● WHAT YOU ARE ASKED TO DO: Identify each line below containing the string "this" and copy it.

═════ DATA FOR THE TASK

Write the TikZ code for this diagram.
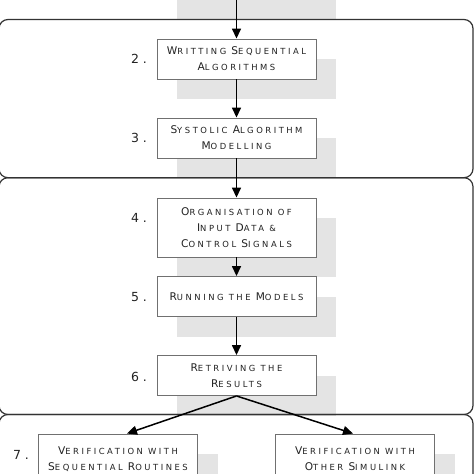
\documentclass[tikz,border=0pt]{standalone}
\usepackage{fontspec}
\setmainfont{DejaVu Sans}
\newfontfamily\boxfont[LetterSpace=30]{DejaVu Sans}
\usetikzlibrary{arrows.meta,calc,shadows}
\definecolor{shadowgray}{HTML}{E4E4E4}
\definecolor{framec}{HTML}{333333}
\definecolor{boxc}{HTML}{707070}
\definecolor{txt}{HTML}{222222}
\newcommand\Bg[1]{{\fontsize{10.6}{16}\selectfont #1}}
\tikzset{
 stepbox/.style={draw=boxc, line width=0.9pt, fill=white, inner sep=0pt, align=center,
   minimum width=159pt, minimum height=40pt, text=txt,
   font=\boxfont\fontsize{8.4}{16}\selectfont,
   drop shadow={shadow xshift=20pt, shadow yshift=-20pt, fill=shadowgray, draw=none, opacity=1}},
 frame/.style={draw=framec, line width=1.2pt, rounded corners=9pt},
 flow/.style={-{Triangle[length=10pt,width=9pt]}, line width=1.5pt, black},
 numlbl/.style={font=\boxfont\fontsize{12.5}{14}\selectfont, inner sep=0pt, text=txt}
}
\begin{document}
\begin{tikzpicture}[x=1pt,y=-1pt]
\useasboundingbox (0,0) rectangle (474,474);
% shadow of the step above the picture
\fill[shadowgray] (177,0) rectangle (336,19);
\coordinate (top) at (236.5,0);
% steps
\node[stepbox] (b2) at (236.5,59) {\Bg{W}RITTING \Bg{S}EQUENTIAL\\\Bg{A}LGORITHMS};
\node[stepbox] (b3) at (236.5,138) {\Bg{S}YSTOLIC \Bg{A}LGORITHM\\\Bg{M}ODELLING};
\node[stepbox, minimum height=59pt] (b4) at (236.5,227.5) {\Bg{O}RGANISATION OF\\\Bg{I}NPUT \Bg{D}ATA \&\\\Bg{C}ONTROL \Bg{S}IGNALS};
\node[stepbox] (b5) at (236.5,296.5) {\Bg{R}UNNING THE \Bg{M}ODELS};
\node[stepbox] (b6) at (236.5,375.5) {\Bg{R}ETRIVING THE\\\Bg{R}ESULTS};
\begin{scope}
\clip (-2,0) rectangle (476,474);
\node[stepbox, minimum height=50pt] (b7a) at (118,459) {\Bg{V}ERIFICATION WITH\\\Bg{S}EQUENTIAL \Bg{R}OUTINES};
\node[stepbox, minimum height=50pt] (b7b) at (355,459) {\Bg{V}ERIFICATION WITH\\\Bg{O}THER \Bg{S}IMULINK};
\draw[frame] (-1,414.5) rectangle (473,540);
\end{scope}
% numbers
\node[numlbl] (n2) at (139,59) {2.};
\node[numlbl] (n3) at (139,138) {3.};
\node[numlbl] (n4) at (139,218) {4.};
\node[numlbl] (n5) at (139,297) {5.};
\node[numlbl] (n6) at (139,377) {6.};
\node[numlbl] (n7) at (21,455) {7.};
% frames
\draw[frame] (-1,19.5) rectangle (473,177.7);
\draw[frame] (-1,177.7) rectangle (473,414.5);
% connectors
\draw[flow] (top) -- (b2);
\draw[flow] (b2) -- (b3);
\draw[flow] (b3) -- (b4);
\draw[flow] (b4) -- (b5);
\draw[flow] (b5) -- (b6);
\draw[flow] (b6.south) -- ($(b7a.north)+(9,0)$);
\draw[flow] (b6.south) -- ($(b7b.north)+(-2,0)$);
\end{tikzpicture}
\end{document}
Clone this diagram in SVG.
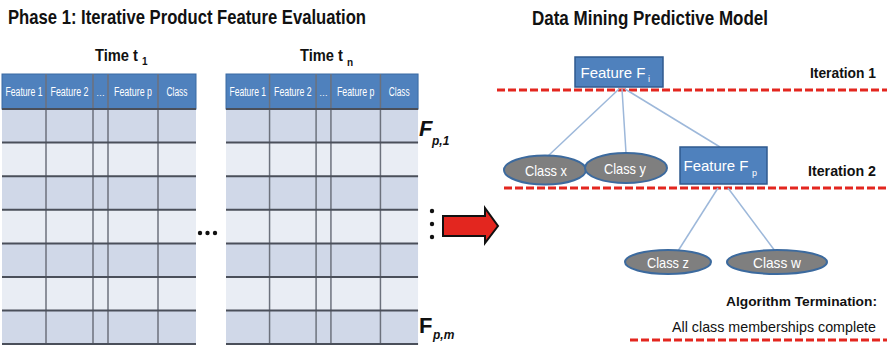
<svg xmlns="http://www.w3.org/2000/svg" width="887" height="350" viewBox="0 0 887 350">
<style>
.t{font-family:"Liberation Sans",Arial,sans-serif;font-weight:bold;fill:#111}
.hd{fill:#4f81bd;stroke:#3a6aa3;stroke-width:1}
.ht{font-family:"Liberation Sans",Arial,sans-serif;font-size:12.5px;fill:#fff;text-anchor:middle}
.rd{fill:#d0d8e8}
.rl{fill:#e9edf4}
.hl{stroke:#4a4f5a;stroke-width:2}
.vl{stroke:#6c717c;stroke-width:1.5}
.red{stroke:#e3261f;stroke-width:3;stroke-dasharray:8 3;fill:none}
.con{stroke:#9db8da;stroke-width:1.5;fill:none}
.box{fill:#4f81bd;stroke:#2f5a8f;stroke-width:1.5}
.ell{fill:#7f7f7f;stroke:#3c6a9e;stroke-width:2}
.wt{font-family:"Liberation Sans",Arial,sans-serif;font-size:15px;fill:#fff;text-anchor:middle}
.sub{font-family:"Liberation Sans",Arial,sans-serif;font-size:9px;fill:#fff}
.lb{font-family:"Liberation Sans",Arial,sans-serif;font-weight:bold;font-size:15px;fill:#111}
</style>
<defs>
<g id="tbl">
<rect x="0" y="0" width="194" height="35" class="hd"/>
<rect x="0" y="35" width="194" height="33.6" class="rd"/>
<rect x="0" y="68.6" width="194" height="33.6" class="rl"/>
<rect x="0" y="102.2" width="194" height="33.6" class="rd"/>
<rect x="0" y="135.8" width="194" height="33.6" class="rl"/>
<rect x="0" y="169.4" width="194" height="33.6" class="rd"/>
<rect x="0" y="203" width="194" height="33.6" class="rl"/>
<rect x="0" y="236.6" width="194" height="33.4" class="rd"/>
<g class="vl">
<line x1="44" y1="0" x2="44" y2="270"/>
<line x1="91" y1="0" x2="91" y2="270"/>
<line x1="106" y1="0" x2="106" y2="270"/>
<line x1="156" y1="0" x2="156" y2="270"/>
</g>
<g class="hl">
<line x1="0" y1="35" x2="194" y2="35"/>
<line x1="0" y1="68.6" x2="194" y2="68.6"/>
<line x1="0" y1="102.2" x2="194" y2="102.2"/>
<line x1="0" y1="135.8" x2="194" y2="135.8"/>
<line x1="0" y1="169.4" x2="194" y2="169.4"/>
<line x1="0" y1="203" x2="194" y2="203"/>
<line x1="0" y1="236.6" x2="194" y2="236.6"/>
<line x1="0" y1="270" x2="194" y2="270"/>
</g>
<text class="ht" x="22" y="22" textLength="37" lengthAdjust="spacingAndGlyphs">Feature 1</text>
<text class="ht" x="67.5" y="22" textLength="38" lengthAdjust="spacingAndGlyphs">Feature 2</text>
<text class="ht" x="98.5" y="22" style="font-size:9px">…</text>
<text class="ht" x="131" y="22" textLength="38" lengthAdjust="spacingAndGlyphs">Feature p</text>
<text class="ht" x="175" y="22" textLength="21" lengthAdjust="spacingAndGlyphs">Class</text>
</g>
</defs>

<text class="t" x="8" y="24" font-size="21" textLength="358" lengthAdjust="spacingAndGlyphs">Phase 1: Iterative Product Feature Evaluation</text>
<text class="t" x="532" y="25" font-size="20" textLength="236" lengthAdjust="spacingAndGlyphs">Data Mining Predictive Model</text>

<g id="table1">
<text class="t" x="95" y="61" font-size="16" textLength="43" lengthAdjust="spacingAndGlyphs">Time t</text>
<text class="t" x="142" y="65" font-size="10">1</text>
<use href="#tbl" x="2" y="74"/>
</g>
<g id="table2">
<text class="t" x="300" y="61" font-size="16" textLength="43" lengthAdjust="spacingAndGlyphs">Time t</text>
<text class="t" x="347" y="66" font-size="10">n</text>
<use href="#tbl" x="226" y="74" transform="translate(226 74) scale(0.99 1) translate(-226 -74)"/>
</g>
<g id="ellipsis">
<circle cx="200" cy="233" r="2.2" fill="#111"/>
<circle cx="207.5" cy="233" r="2.2" fill="#111"/>
<circle cx="215" cy="233" r="2.2" fill="#111"/>
</g>
<g id="fp1">
<text class="t" x="419" y="136" font-size="22" font-style="italic">F</text>
<text class="t" x="432" y="145" font-size="12" font-style="italic">p,1</text>
</g>
<g id="vdots">
<circle cx="432" cy="211" r="2.2" fill="#111"/>
<circle cx="432" cy="224" r="2.2" fill="#111"/>
<circle cx="432" cy="237" r="2.2" fill="#111"/>
</g>
<g id="fpm">
<text class="t" x="419" y="333" font-size="22">F</text>
<text class="t" x="433" y="339" font-size="12" font-style="italic">p,m</text>
</g>
<g id="arrow">
<polygon points="443,216 485,216 485,208 498,226 485,243 485,236 443,236" fill="#e3261f" stroke="#111" stroke-width="2" stroke-linejoin="miter"/>
</g>

<g id="connectors">
<line class="red" x1="497" y1="90" x2="887" y2="90"/>
<line class="red" x1="504" y1="188" x2="887" y2="188"/>
<line class="red" x1="630" y1="340" x2="887" y2="340"/>
<line class="con" x1="619" y1="89" x2="548" y2="156"/>
<line class="con" x1="622" y1="89" x2="626" y2="153"/>
<line class="con" x1="625" y1="89" x2="720" y2="147"/>
<line class="con" x1="718" y1="188" x2="678" y2="251"/>
<line class="con" x1="728" y1="188" x2="775" y2="251"/>
</g>

<g id="featureFi">
<rect class="box" x="575" y="57" width="88" height="30"/>
<text class="wt" x="613" y="78">Feature F</text>
<text class="sub" x="648" y="82">i</text>
</g>
<g id="classX">
<ellipse class="ell" cx="545" cy="170" rx="41" ry="14.5"/>
<text class="wt" x="546" y="176" textLength="42" lengthAdjust="spacingAndGlyphs">Class x</text>
</g>
<g id="classY">
<ellipse class="ell" cx="626" cy="168" rx="41" ry="15"/>
<text class="wt" x="625" y="174" textLength="42" lengthAdjust="spacingAndGlyphs">Class y</text>
</g>
<g id="featureFp">
<rect class="box" x="680" y="147" width="87" height="37"/>
<text class="wt" x="716" y="171">Feature F</text>
<text class="sub" x="752" y="176">p</text>
</g>
<g id="classZ">
<ellipse class="ell" cx="668" cy="262" rx="43" ry="12"/>
<text class="wt" x="668" y="268" textLength="42" lengthAdjust="spacingAndGlyphs">Class z</text>
</g>
<g id="classW">
<ellipse class="ell" cx="777" cy="262" rx="50" ry="12"/>
<text class="wt" x="777" y="268" textLength="48" lengthAdjust="spacingAndGlyphs">Class  w</text>
</g>
<text class="lb" x="810" y="78" textLength="66" lengthAdjust="spacingAndGlyphs">Iteration 1</text>
<text class="lb" x="808" y="176" textLength="68" lengthAdjust="spacingAndGlyphs">Iteration 2</text>
<text class="lb" x="877" y="306" style="font-size:13px" text-anchor="end" textLength="151" lengthAdjust="spacingAndGlyphs">Algorithm Termination:</text>
<text x="672" y="332" font-family="Liberation Sans, Arial, sans-serif" font-size="15" fill="#111" textLength="204" lengthAdjust="spacingAndGlyphs">All class memberships complete</text>
</svg>
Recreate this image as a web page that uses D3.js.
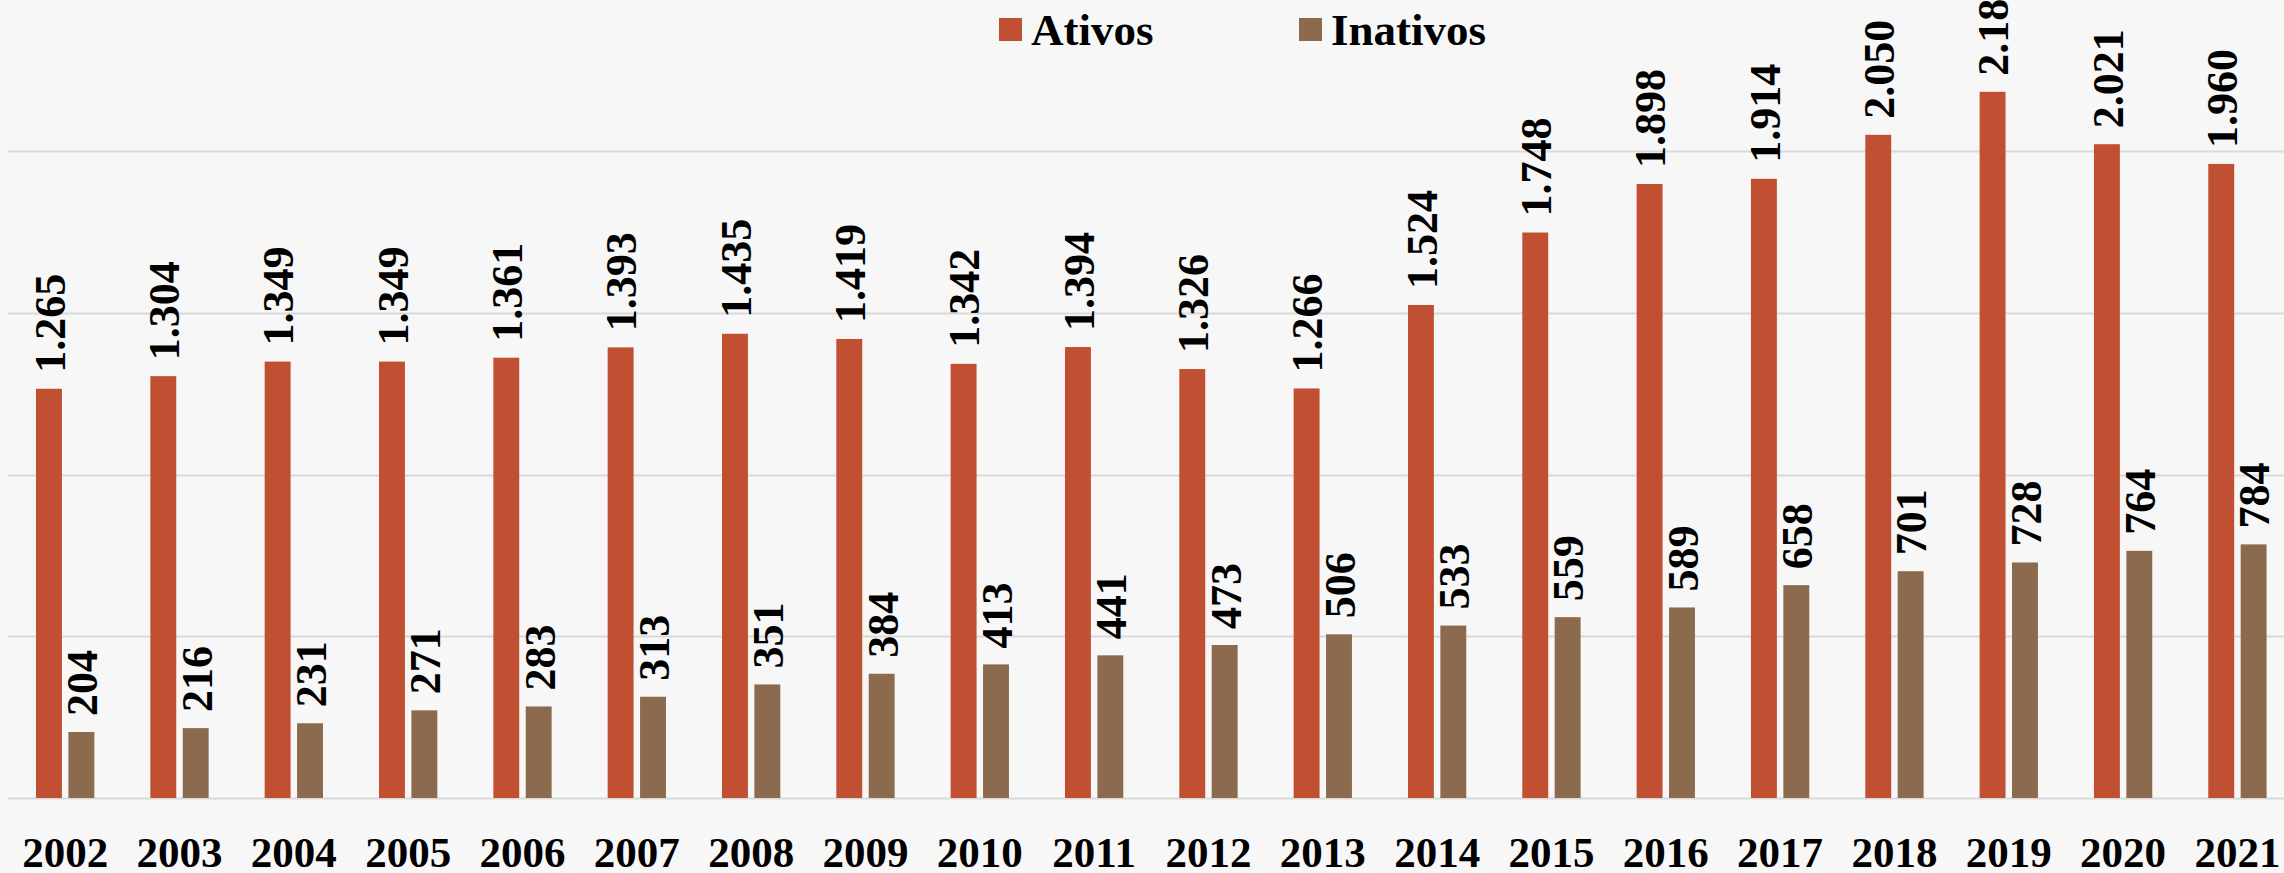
<!DOCTYPE html>
<html>
<head>
<meta charset="utf-8">
<script src="https://cdn.jsdelivr.net/npm/d3@7"></script>
<style>
  html, body { margin: 0; padding: 0; background: #f7f7f7; }
  svg { display: block; font-family: "Liberation Serif", "Times New Roman", serif; }
</style>
</head>
<body>
<svg width="2284" height="873"></svg>
<script>
var years = ["2002","2003","2004","2005","2006","2007","2008","2009","2010","2011",
             "2012","2013","2014","2015","2016","2017","2018","2019","2020","2021"];
var ativos = [1265,1304,1349,1349,1361,1393,1435,1419,1342,1394,
              1326,1266,1524,1748,1898,1914,2050,2183,2021,1960];
var inativos = [204,216,231,271,283,313,351,384,413,441,
                473,506,533,559,589,658,701,728,764,784];
var seriesNames = ["Ativos", "Inativos"];
var gridTicks = [0, 500, 1000, 1500, 2000];

var svg = d3.select("svg"),
    width = +svg.attr("width"),
    height = +svg.attr("height");

var color = d3.scaleOrdinal()
    .domain(seriesNames)
    .range(["#c14f31", "#8c6a4e"]);

// pt-BR style thousands: 1.265
var fmt = d3.formatLocale({decimal: ",", thousands: ".", grouping: [3], currency: ["R$", ""]}).format(",d");

var x = d3.scaleBand()
    .domain(years)
    .range([8, 2294.6])
    .paddingInner(0.49)
    .paddingOuter(0.245);

var xs = d3.scaleBand()
    .domain(seriesNames)
    .range([0, x.bandwidth()])
    .paddingInner(0.2);

var y = d3.scaleLinear()
    .domain([0, 2000])
    .range([798, 151]);

svg.append("rect")
    .attr("width", width)
    .attr("height", height)
    .attr("fill", "#f7f7f7");

// gridlines
svg.append("g")
    .selectAll("line")
    .data(gridTicks)
    .enter().append("line")
      .attr("x1", 8)
      .attr("x2", width)
      .attr("y1", function(d) { return Math.round(y(d)) + 0.5; })
      .attr("y2", function(d) { return Math.round(y(d)) + 0.5; })
      .attr("stroke", "#d9d9d9")
      .attr("stroke-width", 2);

var rows = years.map(function(yr, i) {
  return {year: yr, values: [
    {key: "Ativos", value: ativos[i]},
    {key: "Inativos", value: inativos[i]}
  ]};
});

var group = svg.selectAll(".year")
    .data(rows)
    .enter().append("g")
      .attr("class", "year")
      .attr("transform", function(d) { return "translate(" + x(d.year) + ",0)"; });

var bar = group.selectAll(".bar")
    .data(function(d) { return d.values; })
    .enter().append("g")
      .attr("class", "bar");

bar.append("rect")
    .attr("x", function(d) { return xs(d.key); })
    .attr("y", function(d) { return y(d.value); })
    .attr("width", xs.bandwidth())
    .attr("height", function(d) { return y(0) - y(d.value); })
    .attr("fill", function(d) { return color(d.key); });

bar.append("text")
    .attr("transform", function(d) {
      return "translate(" + (xs(d.key) + xs.bandwidth() / 2) + "," + (y(d.value) - 16) + ") rotate(-90)";
    })
    .attr("dy", "0.36em")
    .attr("text-anchor", "start")
    .attr("font-size", 44)
    .attr("font-weight", "bold")
    .attr("fill", "#000")
    .text(function(d) { return fmt(d.value); });

// year labels
svg.append("g")
    .selectAll("text")
    .data(years)
    .enter().append("text")
      .attr("x", function(d) { return x(d) + x.bandwidth() / 2; })
      .attr("y", 867)
      .attr("text-anchor", "middle")
      .attr("font-size", 43)
      .attr("font-weight", "bold")
      .attr("fill", "#000")
      .text(function(d) { return d; });

// legend
var legendX = [999, 1299];
var legend = svg.selectAll(".legend")
    .data(seriesNames)
    .enter().append("g")
      .attr("class", "legend")
      .attr("transform", function(d, i) { return "translate(" + legendX[i] + ",0)"; });

legend.append("rect")
    .attr("x", 0)
    .attr("y", 18)
    .attr("width", 23)
    .attr("height", 23)
    .attr("fill", function(d) { return color(d); });

legend.append("text")
    .attr("x", 32)
    .attr("y", 45)
    .attr("font-size", 45)
    .attr("font-weight", "bold")
    .attr("fill", "#000")
    .text(function(d) { return d; });
</script>
</body>
</html>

══════════

● EXERCISE OUTPUT:
Write the TikZ code for this diagram.
Clone this diagram in SVG.
Recreate this image as a web page that uses D3.js.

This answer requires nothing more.